• _Source data_
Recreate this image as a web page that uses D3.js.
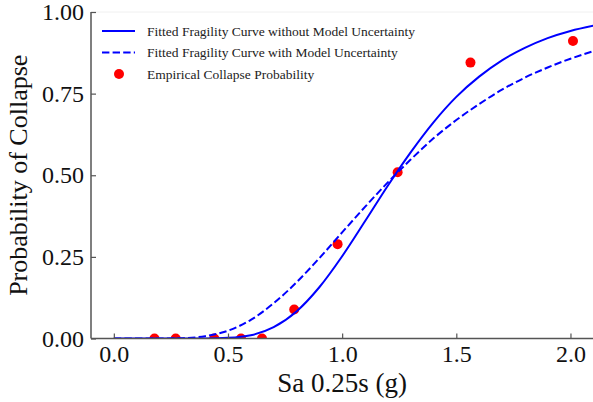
<!DOCTYPE html>
<html>
<head>
<meta charset="utf-8">
<script src="https://cdn.jsdelivr.net/npm/d3@7"></script>
<style>
  body { margin: 0; background: #fff; }
  svg { display: block; }
  text { font-family: "Liberation Serif", "Times New Roman", serif; }
</style>
</head>
<body>
<svg id="chart" width="593" height="402"></svg>
<script>
// empirical collapse points
var empX = [0.178, 0.271, 0.44, 0.557, 0.649, 0.79, 0.98, 1.243, 1.562, 2.011]
var empY = [0, 0, 0, 0, 0, 0.089, 0.289, 0.509, 0.845, 0.911]

// fitted curves at 0.1 steps
var curveX = [0.0, 0.1, 0.2, 0.3, 0.4, 0.5, 0.6, 0.7, 0.8, 0.9, 1.0,
    1.1, 1.2, 1.3, 1.4, 1.5, 1.6, 1.7, 1.8, 1.9, 2.0, 2.1]
var noUncert = [0, 0, 0, 0, 0.0002, 0.002, 0.010, 0.035, 0.083, 0.157, 0.252,
    0.359, 0.468, 0.570, 0.662, 0.740, 0.802, 0.852, 0.890, 0.920, 0.942, 0.958]
var withUncert = [0, 0, 0, 0.001, 0.007, 0.024, 0.057, 0.108, 0.172, 0.246, 0.325,
    0.403, 0.478, 0.548, 0.613, 0.669, 0.718, 0.762, 0.799, 0.830, 0.857, 0.880]

var xTicks = [0.0, 0.5, 1.0, 1.5, 2.0]
var yTicks = [0, 0.25, 0.5, 0.75, 1.0]

var legendLabels = ["Fitted Fragility Curve without Model Uncertainty",
    "Fitted Fragility Curve with Model Uncertainty",
    "Empirical Collapse Probability"]

var svg = d3.select("#chart")
var plotLeft = 91, plotRight = 593.3, plotTop = 12, plotBottom = 338.5

var x = d3.scaleLinear().domain([-0.1, 2.1]).range([plotLeft, plotRight])
var y = d3.scaleLinear().domain([0, 1]).range([plotBottom, plotTop])

svg.append("defs").append("clipPath").attr("id", "plotclip")
    .append("rect")
    .attr("x", plotLeft).attr("y", plotTop)
    .attr("width", plotRight - plotLeft).attr("height", plotBottom - plotTop)

var plot = svg.append("g").attr("clip-path", "url(#plotclip)")

// faint top border
svg.append("line")
    .attr("x1", plotLeft).attr("x2", plotRight).attr("y1", plotTop).attr("y2", plotTop)
    .style("stroke", "#f0f0f0").style("stroke-width", 1)

// scatter goes under the lines like matplotlib
plot.selectAll("circle.emp")
    .data(empX)
    .enter().append("circle")
    .attr("class", "emp")
    .attr("cx", function(d) { return x(d) })
    .attr("cy", function(d, i) { return y(empY[i]) })
    .attr("r", 5)
    .attr("fill", "#ff0000")

var line = d3.line()
    .x(function(d, i) { return x(curveX[i]) })
    .y(function(d) { return y(d) })
    .curve(d3.curveMonotoneX)

plot.append("path")
    .datum(noUncert)
    .attr("d", line)
    .attr("fill", "none")
    .attr("stroke", "#0000ff")
    .attr("stroke-width", 2)

plot.append("path")
    .datum(withUncert)
    .attr("d", line)
    .attr("fill", "none")
    .attr("stroke", "#0000ff")
    .attr("stroke-width", 2)
    .attr("stroke-dasharray", "7.4,3.2")

// axes, ticks point inward
var axisColor = "#555"

var xAxis = svg.append("g")
    .attr("transform", "translate(0," + plotBottom + ")")
    .call(d3.axisBottom(x).tickValues(xTicks).tickFormat(d3.format(".1f"))
        .tickSizeInner(-5).tickSizeOuter(0).tickPadding(6))
xAxis.select(".domain").remove()
xAxis.selectAll(".tick line").style("stroke", axisColor).style("stroke-width", 1.2)
xAxis.selectAll("text").style("font-size", "24px").style("fill", "#111")
    .style("font-family", "Liberation Serif")

var yAxis = svg.append("g")
    .attr("transform", "translate(" + plotLeft + ",0)")
    .call(d3.axisLeft(y).tickValues(yTicks).tickFormat(d3.format(".2f"))
        .tickSizeInner(-5).tickSizeOuter(0).tickPadding(7))
yAxis.select(".domain").remove()
yAxis.selectAll(".tick line").style("stroke", axisColor).style("stroke-width", 1.2)
yAxis.selectAll("text").style("font-size", "24px").style("fill", "#111")
    .style("font-family", "Liberation Serif")

svg.append("line")
    .attr("x1", plotLeft).attr("x2", plotLeft).attr("y1", plotTop).attr("y2", plotBottom)
    .style("stroke", axisColor).style("stroke-width", 1.5)
svg.append("line")
    .attr("x1", plotLeft).attr("x2", plotRight).attr("y1", plotBottom).attr("y2", plotBottom)
    .style("stroke", axisColor).style("stroke-width", 1.5)

// axis titles
svg.append("text")
    .attr("x", (x(0) + x(2)) / 2).attr("y", 392)
    .attr("text-anchor", "middle")
    .style("font-size", "27px").style("fill", "#111")
    .text("Sa 0.25s (g)")

svg.append("text")
    .attr("transform", "translate(26.5," + (plotTop + plotBottom) / 2 + ") rotate(-90)")
    .attr("text-anchor", "middle")
    .style("font-size", "26px").style("fill", "#111")
    .text("Probability of Collapse")

// legend
var leg = svg.append("g").attr("transform", "translate(102,31)")
var rowH = 21.5
legendLabels.forEach(function(label, i) {
    var g = leg.append("g").attr("transform", "translate(0," + i * rowH + ")")
    if (i < 2) {
        g.append("line")
            .attr("x1", 0).attr("x2", 33).attr("y1", 0).attr("y2", 0)
            .attr("stroke", "#0000ff").attr("stroke-width", 2)
            .attr("stroke-dasharray", i == 1 ? "7.4,3.2" : null)
    } else {
        g.append("circle").attr("cx", 17).attr("cy", 0).attr("r", 5).attr("fill", "#ff0000")
    }
    g.append("text")
        .attr("x", 45).attr("y", 0).attr("dy", "0.35em")
        .style("font-size", "13.5px").style("fill", "#222")
        .text(label)
})
</script>
</body>
</html>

• _Aim of the exercise_
Pictures are excluded; extract exactly the lines from the start of the data through the line that holds "d3.scaleLinear().domain([0, 1]).range([plotBottom, plotTop])", both ends included.

• _The solution_
Recreate this image as a web page that uses D3.js.
<!DOCTYPE html>
<html>
<head>
<meta charset="utf-8">
<script src="https://cdn.jsdelivr.net/npm/d3@7"></script>
<style>
  body { margin: 0; background: #fff; }
  svg { display: block; }
  text { font-family: "Liberation Serif", "Times New Roman", serif; }
</style>
</head>
<body>
<svg id="chart" width="593" height="402"></svg>
<script>
// empirical collapse points
var empX = [0.178, 0.271, 0.44, 0.557, 0.649, 0.79, 0.98, 1.243, 1.562, 2.011]
var empY = [0, 0, 0, 0, 0, 0.089, 0.289, 0.509, 0.845, 0.911]

// fitted curves at 0.1 steps
var curveX = [0.0, 0.1, 0.2, 0.3, 0.4, 0.5, 0.6, 0.7, 0.8, 0.9, 1.0,
    1.1, 1.2, 1.3, 1.4, 1.5, 1.6, 1.7, 1.8, 1.9, 2.0, 2.1]
var noUncert = [0, 0, 0, 0, 0.0002, 0.002, 0.010, 0.035, 0.083, 0.157, 0.252,
    0.359, 0.468, 0.570, 0.662, 0.740, 0.802, 0.852, 0.890, 0.920, 0.942, 0.958]
var withUncert = [0, 0, 0, 0.001, 0.007, 0.024, 0.057, 0.108, 0.172, 0.246, 0.325,
    0.403, 0.478, 0.548, 0.613, 0.669, 0.718, 0.762, 0.799, 0.830, 0.857, 0.880]

var xTicks = [0.0, 0.5, 1.0, 1.5, 2.0]
var yTicks = [0, 0.25, 0.5, 0.75, 1.0]

var legendLabels = ["Fitted Fragility Curve without Model Uncertainty",
    "Fitted Fragility Curve with Model Uncertainty",
    "Empirical Collapse Probability"]

var svg = d3.select("#chart")
var plotLeft = 91, plotRight = 593.3, plotTop = 12, plotBottom = 338.5

var x = d3.scaleLinear().domain([-0.1, 2.1]).range([plotLeft, plotRight])
var y = d3.scaleLinear().domain([0, 1]).range([plotBottom, plotTop])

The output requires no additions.